About optimization with Renyi divergence

Question

• Can someone link me to some pedagogic example of computing the Renyi divergence between two discrete/continuous distributions? Like examples where someone has been able to obtain a neat closed form or such answer?

• Is there any example of doing an optimization on Renyi divergence? Like given a distribution and some constraints on a second one, being able to write down the second distribution such that their mutual $\alpha$-Renyi divergence is minimized. Is there such an example?

Answer 1

For the requested examples see Rényi Divergence and Kullback-Leibler Divergence (2012).

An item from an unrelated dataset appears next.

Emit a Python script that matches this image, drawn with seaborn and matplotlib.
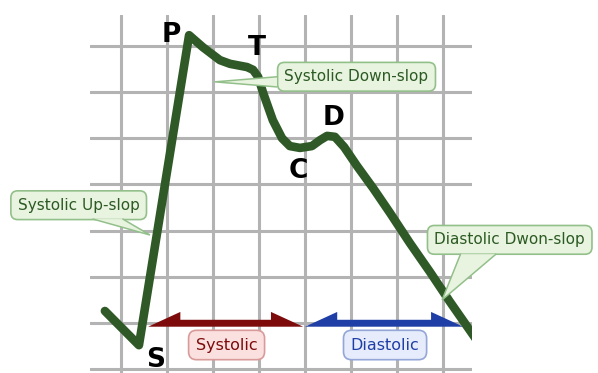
import matplotlib
matplotlib.use("Agg")
import matplotlib.pyplot as plt
from matplotlib.patches import Polygon
import numpy as np
import pandas as pd
import seaborn as sns

# ---- data (grid-cell units) ----
wave_x = [-0.35, 0.39, 1.48, 1.78, 2.15, 2.37, 2.74, 2.87, 2.98, 3.09, 3.30,
          3.50, 3.67, 3.89, 4.15, 4.33, 4.48, 4.65, 4.85, 5.13, 5.48, 5.85,
          6.28, 6.72, 7.15, 7.76]
wave_y = [0.26, -0.48, 6.23, 5.97, 5.69, 5.61, 5.54, 5.48, 5.33, 4.98, 4.39,
          4.00, 3.83, 3.79, 3.83, 3.96, 4.05, 4.03, 3.81, 3.40, 2.92, 2.38,
          1.73, 1.10, 0.46, -0.41]

point_labels = ["P", "T", "C", "D", "S"]
point_x = [1.09, 2.96, 3.85, 4.62, 0.76]
point_y = [6.23, 5.95, 3.29, 4.44, -0.80]

phase_names = ["Systolic", "Diastolic"]
phase_start = [0.59, 4.00]
phase_end = [3.96, 7.44]

callout_texts = ["Systolic Up-slop", "Systolic Down-slop", "Diastolic Dwon-slop"]
callout_box_x = [-0.92, 5.12, 8.45]
callout_box_y = [2.55, 5.33, 1.80]
# pointer triangles: (base1, base2, tip)
callout_pointers = [
    [(-0.61, 2.25), (0.04, 2.25), (0.63, 1.905)],
    [(3.39, 5.33), (3.39, 5.11), (2.04, 5.22)],
    [(7.38, 1.49), (8.15, 1.49), (6.98, 0.50)],
]

grid_x = list(range(0, 8))
grid_y = list(range(-1, 7))

# ---- styles ----
CURVE = "#2f5a27"
GRID = "#b3b3b3"
phase_colors = ["#7d0b0b", "#1f3fa6"]
phase_face = ["#fbe0e0", "#e6ecfb"]
phase_edge = ["#d99a9a", "#94a6d8"]
CALL_FACE = "#e8f4e0"
CALL_EDGE = "#93c08a"
CALL_TEXT = "#2c5a23"

sns.set_theme(style="white")
plt.rcParams["font.family"] = ["DejaVu Sans"]

fig = plt.figure(figsize=(5.98, 3.73), dpi=100)
ax = fig.add_axes([90 / 598, 0.0, 382 / 598, (373 - 15) / 373])
ax.set_xlim(-0.674, 7.630)
ax.set_ylim(-1.082, 6.667)
ax.set_xticks(grid_x)
ax.set_yticks(grid_y)
ax.set_xticklabels([])
ax.set_yticklabels([])
ax.tick_params(length=0)
for s in ax.spines.values():
    s.set_visible(False)
ax.grid(True, color=GRID, linewidth=2.2)
ax.set_axisbelow(True)

df = pd.DataFrame({"x": wave_x, "y": wave_y})
sns.lineplot(data=df, x="x", y="y", sort=False, ax=ax, color=CURVE,
             linewidth=6.2, zorder=4)
line = ax.lines[-1]
line.set_solid_joinstyle("round")
line.set_solid_capstyle("round")
ax.set_xlabel("")
ax.set_ylabel("")

# phase half-arrows
base_y = -0.08
body_h = 0.15
head_h = 0.32
head_l = 0.70
for name, x0, x1, c, fc, ec in zip(phase_names, phase_start, phase_end,
                                   phase_colors, phase_face, phase_edge):
    verts = [(x0, base_y), (x0 + head_l, base_y + head_h),
             (x0 + head_l, base_y + body_h), (x1 - head_l, base_y + body_h),
             (x1 - head_l, base_y + head_h), (x1, base_y)]
    ax.add_patch(Polygon(verts, closed=True, facecolor=c, edgecolor="none",
                         zorder=3, clip_on=False))
    ax.text((x0 + x1) / 2 + 0.02, -0.476, name, ha="center", va="center",
            fontsize=11.5, color=c, zorder=5,
            bbox=dict(boxstyle="round,pad=0.45,rounding_size=0.5", fc=fc,
                      ec=ec, lw=1.2))

# point letters
for lab, x, y in zip(point_labels, point_x, point_y):
    ax.text(x, y, lab, ha="center", va="center", fontsize=19,
            fontweight="bold", color="black", zorder=6, clip_on=False)

# callouts
for txt, bx, by, tri in zip(callout_texts, callout_box_x, callout_box_y,
                            callout_pointers):
    ax.text(bx, by, txt, ha="center", va="center", fontsize=11,
            color=CALL_TEXT, zorder=7, clip_on=False,
            bbox=dict(boxstyle="round,pad=0.45,rounding_size=0.45",
                      fc=CALL_FACE, ec=CALL_EDGE, lw=1.2))
    ax.add_patch(Polygon(tri, closed=True, facecolor=CALL_FACE,
                         edgecolor="none", zorder=8, clip_on=False))
    (b1, b2, tip) = tri
    ax.plot([b1[0], tip[0], b2[0]], [b1[1], tip[1], b2[1]], color=CALL_EDGE,
            lw=1.1, zorder=8, clip_on=False, solid_joinstyle="miter")

fig.savefig("out.png", dpi=100)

• Two continuous distributions: Equation 10 gives the Rényi divergence between two Gaussian distributions (mean $\mu_i$, variance $\sigma_i$):

$$ D_\alpha\Big({\cal N}(\mu_0,\sigma_0^2)\|{\cal N}(\mu_1,\sigma_1^2)\Big) = \frac{\alpha(\mu_1 - \mu_0)^2}{2\sigma_\alpha^2} + \frac{1}{1-\alpha} \log\left( \frac{\sigma_\alpha}{\sigma_0^{1-\alpha}\sigma_1^\alpha}\right), $$ for $\sigma_\alpha^2 = (1-\alpha)\sigma_0^2 + \alpha \sigma_1^2 > 0$

• Two discrete distributions: Figures 2 and 3 show the Rényi divergence $D_\alpha(P||Q)$ for fixed $Q$ as $P$ varies over a sample space containing two or three elements.

Answer 2

For your first question, the MSc thesis by Manuel Gil provides/derives closed form expressions for Renyi divergences associated with several of the continuous distributions.